During the 1960’s sit-in movement, Lewis Brandon was a student organizer at North Carolina A&T College. As a member of the Student Executive Committee for Justice (SECJ), he played a key role in formulating protest strategies in the Greensboro civil right demonstrations of the 1960 Woolworth Sit-In Movement and the 1961 movie theater demonstrations.
His work on the movement continued throughout the 1960s through affiliations with CORE (Congress of Racial Equality), the NAACP member, the College Committee of the American Friends Service Committee (AFSC) (Southern Region), and the 1963 Voter Education Projects in Greensboro, NC and Warren County, NC. He worked as a community organizer with the Foundation for Community Development (FCD) based in Durham, NC, funded by the Ford Foundation and chaired the board of the Greensboro Association of Poor People (GAPP). Today I work with the Beloved Community Center of Greensboro (BCC) as its Grassroots History Coordinator.

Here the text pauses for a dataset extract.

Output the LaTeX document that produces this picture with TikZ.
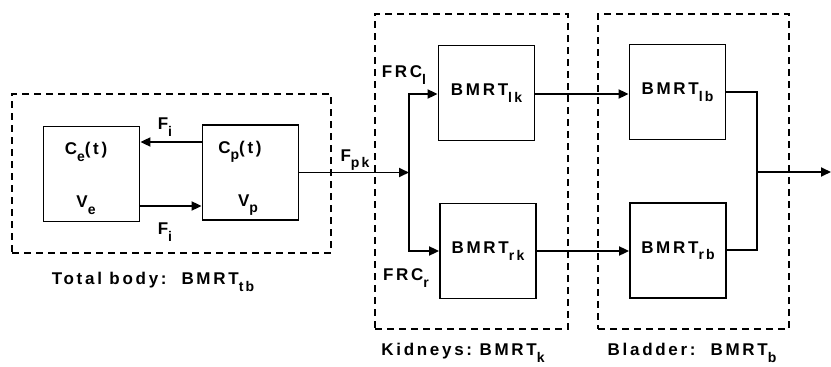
\documentclass[tikz,border=0pt]{standalone}
\usepackage{fontspec}
\setmainfont{Liberation Sans}[LetterSpace=16, BoldFont={Liberation Sans Bold}, BoldFeatures={LetterSpace=16}]
\usetikzlibrary{arrows.meta}
\newcommand\lo[1]{\raisebox{-0.38em}{\fontsize{14}{14}\selectfont #1}}
\tikzset{
  blk/.style={draw, line width=1.8pt, minimum width=96pt, minimum height=95pt, inner sep=0pt},
  grp/.style={draw, dashed, dash pattern=on 7pt off 5pt, line width=1.7pt, inner sep=0pt},
  lbl/.style={inner sep=0pt, font=\fontsize{17}{20}\selectfont\bfseries},
  ln/.style={line width=1.8pt},
  arr/.style={line width=1.8pt, -{Triangle[length=10pt,width=9pt]}},
}
\begin{document}
\begin{tikzpicture}[x=1pt,y=-1pt]
\useasboundingbox (0,0) rectangle (831,367);
% groups
\node[grp, minimum width=319pt, minimum height=159pt] (gtb) at (171.5,173.5) {};
\node[grp, minimum width=193pt, minimum height=315pt] (gk) at (471.5,171.5) {};
\node[grp, minimum width=191pt, minimum height=315pt] (gb) at (693.5,171.5) {};
% boxes
\node[blk, lbl] (lk) at (486.5,93) {BMRT\lo{lk}};
\node[blk, lbl] (rk) at (488,251) {BMRT\lo{rk}};
\node[blk, lbl] (lb) at (677.5,92) {BMRT\lo{lb}};
\node[blk, lbl] (rb) at (678,250.5) {BMRT\lo{rb}};
\node[blk] (ce) at (91.5,174) {};
\node[blk] (cp) at (250.5,172.5) {};
% inner texts
\node[lbl] (cet) at (86,152) {C\lo{e}(t)};
\node[lbl] (vet) at (86,205) {V\lo{e}};
\node[lbl] (cpt) at (240,152) {C\lo{p}(t)};
\node[lbl] (vpt) at (248,205) {V\lo{p}};
% flows
\draw[arr] (cp.west |- 0,142) -- (ce.east |- 0,142);
\draw[arr] (ce.east |- 0,206) -- (cp.west |- 0,206);
\node[lbl] (fi1) at (165,127) {F\lo{i}};
\node[lbl] (fi2) at (165,232) {F\lo{i}};
\coordinate (j) at (409,172.5);
\draw[arr] (cp.east) -- (j);
\node[lbl] (fpk) at (355,160) {F\lo{pk}};
\draw[arr] (j) |- (lk.west |- 0,94);
\draw[arr] (j) |- (rk.west |- 0,251);
\node[lbl] (frcl) at (404,75) {FRC\lo{l}};
\node[lbl] (frcr) at (406,278) {FRC\lo{r}};
\draw[arr] (lk.east |- 0,94) -- (lb.west |- 0,94);
\draw[arr] (rk.east |- 0,251) -- (rb.west |- 0,251);
\coordinate (m) at (757,172);
\coordinate (out) at (831,172);
\draw[ln] (lb.east |- 0,92) -| (m) |- (rb.east |- 0,250);
\draw[arr] (m) -- (out);
% captions
\node[lbl] (ctb) at (153,282) {Total body:\ \ BMRT\lo{tb}};
\node[lbl] (ck) at (463,353) {Kidneys:\ BMRT\lo{k}};
\node[lbl] (cb) at (692,353) {Bladder:\ \ BMRT\lo{b}};
\end{tikzpicture}
\end{document}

In 2001, he received the first Human Rights Medal presented by NC A. & T. State University. Other awards include, the Sit-In Participant Award by the International Civil Rights Center and Museum, the One Community Award presented by the February One Society, the Service Award and the President’s Award from the Greensboro Senior Club, the National Association Negro Business and Professional Women Clubs, the United Negro College Fund Meritorious Service Award, the 1974 Man of the Year Award (Greensboro Branch of the NAACP), the Sertoma Club local and regional Service to Mankind Award and recognition by the African American Atelier, Inc., Men of Distinction and was honored by the Carolina Peacemaker Newspaper Citation of Honor Greensboro 100.